▶ DATASET RECORDS
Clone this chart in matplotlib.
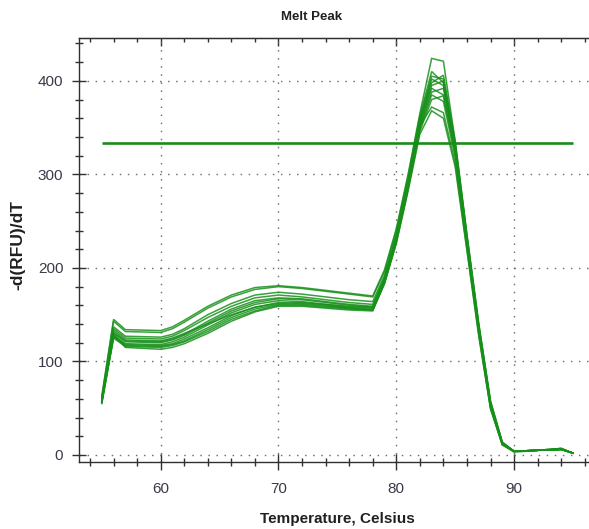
import matplotlib
matplotlib.use("Agg")
import matplotlib.pyplot as plt
from matplotlib.ticker import MultipleLocator

temps = [55, 56, 57, 60, 61, 62, 64, 66, 68, 70, 72, 74, 76, 78, 79, 80, 81, 82,
         83, 84, 85, 86, 87, 88, 89, 90, 92, 94, 95]

s1 = [63, 145, 134, 133, 137, 144, 159, 171, 179, 181, 179, 176, 173, 170, 198, 242, 300, 365, 424, 421, 335, 235, 140, 57, 13, 4, 5, 7, 2]
s2 = [62, 143, 132, 131, 135, 142, 157, 169, 177, 180, 178, 175, 172, 169, 196, 240, 298, 362, 410, 398, 328, 230, 136, 54, 12, 4, 5, 6, 2]
s3 = [60, 137, 127, 126, 129, 135, 150, 162, 171, 174, 172, 169, 166, 164, 192, 236, 294, 360, 405, 402, 332, 233, 138, 56, 13, 4, 5, 7, 2]
s4 = [59, 135, 125, 124, 127, 133, 147, 159, 168, 171, 169, 166, 163, 161, 190, 234, 292, 358, 398, 406, 336, 236, 141, 58, 14, 4, 5, 7, 2]
s5 = [58, 131, 122, 121, 124, 129, 143, 156, 165, 168, 167, 164, 161, 159, 188, 232, 290, 355, 402, 395, 326, 228, 134, 53, 12, 4, 5, 6, 2]
s6 = [58, 130, 121, 120, 123, 128, 141, 154, 163, 167, 166, 163, 160, 158, 187, 231, 289, 354, 395, 400, 330, 231, 137, 55, 13, 4, 5, 6, 2]
s7 = [57, 128, 119, 118, 121, 126, 139, 152, 161, 165, 164, 161, 158, 157, 186, 230, 287, 352, 392, 385, 322, 226, 133, 52, 11, 4, 5, 6, 2]
s8 = [56, 127, 118, 117, 119, 124, 136, 149, 158, 163, 162, 160, 157, 156, 185, 229, 286, 350, 388, 392, 328, 230, 136, 54, 12, 4, 5, 6, 2]
s9 = [56, 126, 117, 116, 118, 122, 134, 147, 156, 161, 161, 159, 157, 155, 184, 228, 285, 348, 385, 378, 318, 223, 131, 51, 11, 4, 5, 6, 2]
s10 = [55, 125, 116, 115, 117, 121, 132, 145, 154, 160, 160, 158, 156, 155, 184, 227, 284, 346, 380, 384, 324, 228, 135, 53, 12, 4, 5, 6, 2]
s11 = [57, 133, 123, 122, 125, 130, 140, 150, 158, 162, 163, 161, 159, 158, 187, 231, 288, 352, 372, 366, 312, 220, 129, 50, 11, 4, 5, 6, 2]
s12 = [59, 129, 115, 113, 115, 119, 130, 143, 153, 159, 159, 157, 155, 154, 183, 226, 282, 343, 368, 360, 308, 218, 127, 49, 11, 3, 5, 6, 2]
series = [s1, s2, s3, s4, s5, s6, s7, s8, s9, s10, s11, s12]

threshold = 334
threshold_x = [55, 95]

x_major = [60, 70, 80, 90]
y_major = [0, 100, 200, 300, 400]

title = "Melt Peak"
xlabel = "Temperature, Celsius"
ylabel = "-d(RFU)/dT"

W, H = 589, 529
fig = plt.figure(figsize=(W / 100, H / 100), dpi=100)
L, R, T, B = 78.6, 589, 38.3, 462
ax = fig.add_axes([L / W, 1 - B / H, (R - L) / W, (B - T) / H])

green = "#17901a"
for s in series:
    ax.plot(temps, s, color=green, lw=1.1, alpha=0.85, solid_joinstyle="miter")

ax.plot(threshold_x, [threshold, threshold], color="#1a8c1a", lw=1.9, solid_capstyle="butt")

ax.set_xlim(53.03, 96.36)
ax.set_ylim(-7.5, 445.5)

ax.set_xticks(x_major)
ax.xaxis.set_minor_locator(MultipleLocator(2))
ax.set_yticks(y_major)
ax.yaxis.set_minor_locator(MultipleLocator(20))

ax.grid(True, which="major", color="#707070", lw=1.0, linestyle=(0, (1.1, 4.7)))

spine_c = "#303030"
for side in ["left", "bottom", "top"]:
    ax.spines[side].set_color(spine_c)
    ax.spines[side].set_linewidth(1.0)
ax.spines["right"].set_visible(False)

lab_c = "#3a3a48"
ax.tick_params(axis="x", which="major", direction="inout", length=12.2, width=1.0,
               color=spine_c, pad=8.0, labelsize=11, labelcolor=lab_c, top=False)
ax.tick_params(axis="x", which="minor", direction="inout", length=6, width=1.0,
               color=spine_c, top=False)
ax.tick_params(axis="y", which="major", direction="inout", length=9.5, width=1.0,
               color=spine_c, pad=6.3, labelsize=11, labelcolor=lab_c)
ax.tick_params(axis="y", which="minor", direction="inout", length=5.5, width=1.0,
               color=spine_c)
for lab in ax.get_xticklabels() + ax.get_yticklabels():
    lab.set_family(["Liberation Sans", "DejaVu Sans"])

top = ax.secondary_xaxis("top")
top.set_xticks(x_major)
top.xaxis.set_minor_locator(MultipleLocator(2))
top.tick_params(which="major", direction="in", length=6, width=1.0, color=spine_c,
                labeltop=False)
top.tick_params(which="minor", direction="in", length=3, width=1.0, color=spine_c)
top.spines["top"].set_color(spine_c)

fig.text(312 / W, 1 - 17 / H, title, ha="center", va="center", fontsize=9.5,
         fontweight="bold", family=["Liberation Sans Narrow", "Liberation Sans", "DejaVu Sans"],
         color="#202020")
fig.text(337 / W, 1 - 519 / H, xlabel, ha="center", va="center", fontsize=11,
         fontweight="bold", family=["Liberation Sans Narrow", "Liberation Sans", "DejaVu Sans"],
         color="#202020")
fig.text(18 / W, 1 - 245 / H, ylabel, ha="center", va="center", fontsize=12.5,
         fontweight="bold", rotation=90,
         family=["Liberation Sans Narrow", "Liberation Sans", "DejaVu Sans"],
         color="#202020")

fig.savefig("out.png", dpi=100)
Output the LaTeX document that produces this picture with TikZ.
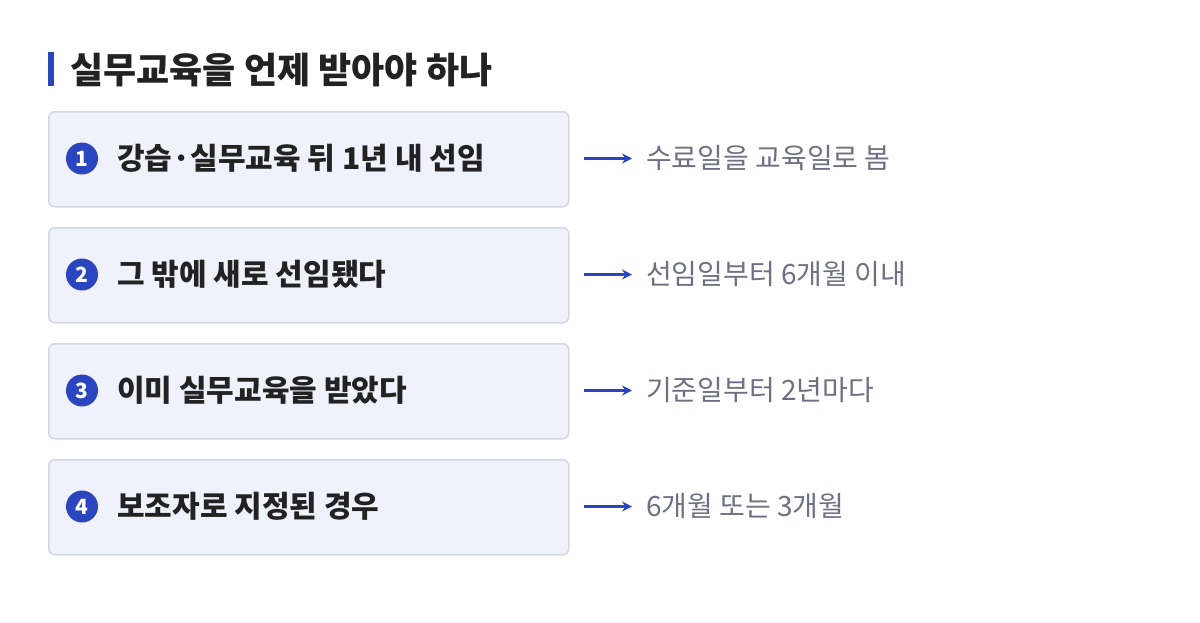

▶ WHAT TO WORK ON
Extract every line from the records above that contains the word "matplotlib".

▶ SOLUTION TO THIS TASK
Clone this chart in matplotlib.
import matplotlib
matplotlib.use("Agg")
import matplotlib.pyplot as plt
from matplotlib.ticker import MultipleLocator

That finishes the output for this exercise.